I am a chocolate fanatic, and this chocolate sauce has inspired so many of my desserts; you can even use it to make hot chocolate or put a scoop in your coffee for a homemade mocha! It is quick, easy and delicious.
The Best Vegan Chocolate Sauce
- ¾ cups vegan semi-sweet chocolate chips (I like Lily’s Dark Chocolate Chips or Enjoy Life Dark Chocolate Morsels)
- 4 tablespoons vegan butter (I use Earth Balance or Smart Balance)
- ⅔ cup pure maple syrup
- ⅔ cup evaporated coconut milk (I used Nature’s Charm Evaporated Coconut Milk; I got it from Fresh Thyme, but you can get it on Amazon too)
Directions
- Melt vegan butter over medium low heat in a saucepan.

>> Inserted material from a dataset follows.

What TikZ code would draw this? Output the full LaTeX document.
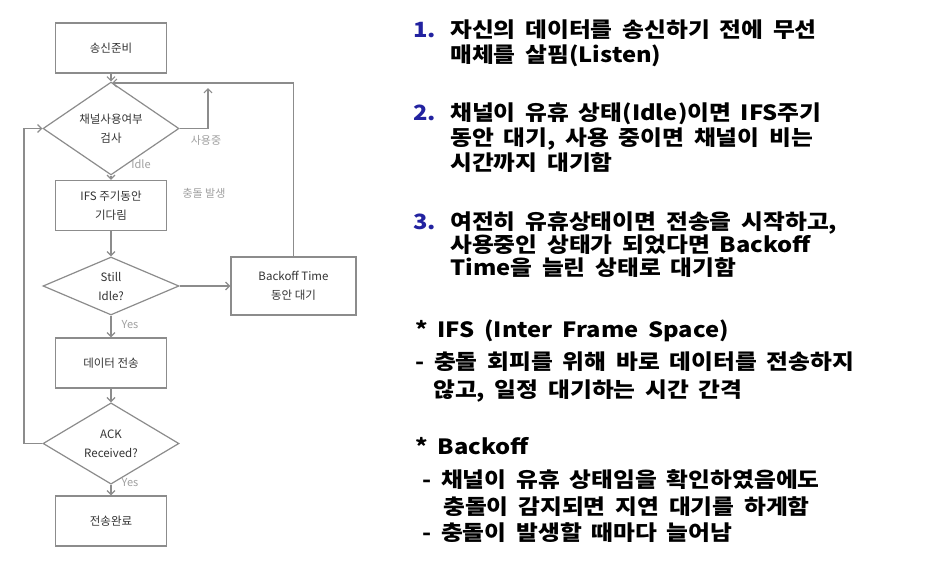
\documentclass[tikz,border=0pt]{standalone}
\usepackage{fontspec}
\newfontfamily\kr{Noto Sans CJK KR}
\newfontfamily\krw[FakeStretch=1.13,WordSpace=1.8]{Noto Sans CJK KR}
\usetikzlibrary{shapes.geometric,arrows.meta}
\definecolor{ln}{HTML}{8C8C8C}
\definecolor{tx}{HTML}{333333}
\definecolor{lb}{HTML}{A0A0A0}
\definecolor{num}{HTML}{2222A0}
\tikzset{
  box/.style={draw=ln,line width=1.2pt,rectangle,minimum width=111pt,minimum height=50pt,inner sep=0pt,align=center,font=\kr\fontsize{11.5}{19}\selectfont,text=tx},
  dia/.style={draw=ln,line width=1.2pt,diamond,minimum width=136pt,minimum height=58pt,inner sep=0pt,align=center,font=\kr\fontsize{11.5}{19}\selectfont,text=tx},
  arr/.style={draw=ln,line width=1.2pt,-{Straight Barb[length=4pt,width=8pt]}},
  lbl/.style={font=\kr\fontsize{11}{12}\selectfont,text=lb,inner sep=0pt},
  para/.style={anchor=base west,inner sep=0pt,font=\krw\bfseries\fontsize{21}{24}\selectfont},
  nr/.style={anchor=base west,inner sep=0pt,font=\krw\bfseries\fontsize{21}{24}\selectfont,text=num}
}
\begin{document}
\begin{tikzpicture}[x=1pt,y=-1pt]
\useasboundingbox[fill=white] (0,0) rectangle (943,560);
% flowchart nodes
\node[box] (start) at (111,48) {송신준비};
\node[dia] (d1) at (111,128.5) {채널사용여부\\검사};
\node[box] (ifs) at (111,205.5) {IFS 주기동안\\기다림};
\node[dia] (d2) at (111,286) {Still\\Idle?};
\node[box,minimum width=125pt,minimum height=58pt] (back) at (293.5,286) {Backoff Time\\동안 대기};
\node[box] (data) at (111,363) {데이터 전송};
\node[dia] (d3) at (111,443.5) {ACK\\Received?};
\node[box] (done) at (111,521) {전송완료};
\coordinate (j1) at (112,83);
\coordinate (j2) at (208,88);
\coordinate (j3) at (24,300);
% connectors
\draw[arr] (start.south) -- (d1.north);
\draw[arr] (back.north) |- (j1);
\draw[arr] (d1.east) -| (j2);
\draw[arr] (d1.south) -- (ifs.north);
\draw[arr] (ifs.south) -- (d2.north);
\draw[arr] (d2.east) -- (back.west);
\draw[arr] (d2.south) -- (data.north);
\draw[arr] (data.south) -- (d3.north);
\draw[arr] (d3.west) -| (j3) |- (d1.west);
\draw[arr] (d3.south) -- (done.north);
% labels
\node[lbl] (l1) at (206,140) {사용중};
\node[lbl] (l2) at (141,164) {Idle};
\node[lbl] (l3) at (204,193) {충돌 발생};
\node[lbl] (l4) at (130,325) {Yes};
\node[lbl] (l5) at (130,483) {Yes};
% right text
\node[nr] (n1) at (413,37) {1.};
\node[para] (t1a) at (450,37) {자신의 데이터를 송신하기 전에 무선};
\node[para] (t1b) at (450,62) {매체를 살핌(Listen)};
\node[nr] (n2) at (413,120) {2.};
\node[para] (t2a) at (450,120) {채널이 유휴 상태(Idle)이면 IFS주기};
\node[para] (t2b) at (450,145) {동안 대기, 사용 중이면 채널이 비는};
\node[para] (t2c) at (450,170) {시간까지 대기함};
\node[nr] (n3) at (413,229) {3.};
\node[para] (t3a) at (450,229) {여전히 유휴상태이면 전송을 시작하고,};
\node[para] (t3b) at (450,252) {사용중인 상태가 되었다면 Backoff};
\node[para] (t3c) at (450,275) {Time을 늘린 상태로 대기함};
\node[para] (s1) at (415,337) {* IFS (Inter Frame Space)};
\node[para] (s1a) at (415,369) {- 충돌 회피를 위해 바로 데이터를 전송하지};
\node[para] (s1b) at (433,397) {않고, 일정 대기하는 시간 간격};
\node[para] (s2) at (415,454) {* Backoff};
\node[para] (s2a) at (422,487) {- 채널이 유휴 상태임을 확인하였음에도};
\node[para] (s2b) at (443,514) {충돌이 감지되면 지연 대기를 하게함};
\node[para] (s2c) at (422,540) {- 충돌이 발생할 때마다 늘어남};
\end{tikzpicture}
\end{document}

- Add vegan chocolate chips and stir until incorporated and smooth.
- Add pure maple syrup and slowly add evaporated coconut milk.
- Bring to a boil and stir frequently; reduce heat to low and cook for approximately 8 minutes.
- Continue to stir while it bubbles.
- Remove from heat, and store in a glass jar for several weeks in the refrigerator.
I used this chocolate sauce to create a Dairy and Gluten-Free Banana Chocolate Boston Creme Cake, Dulce De Leche Chocolate Cashew Pie (Vegan & Gluten-Free) and a Chocolate Dulce De Leche Hot Fudge Cake! Yummy!!!
FYI – If you refrigerate this is, it will be a thick spreadable chocolate – similar to a “Nutella” texture. However, it quickly returns it to a liquid form in the microwave.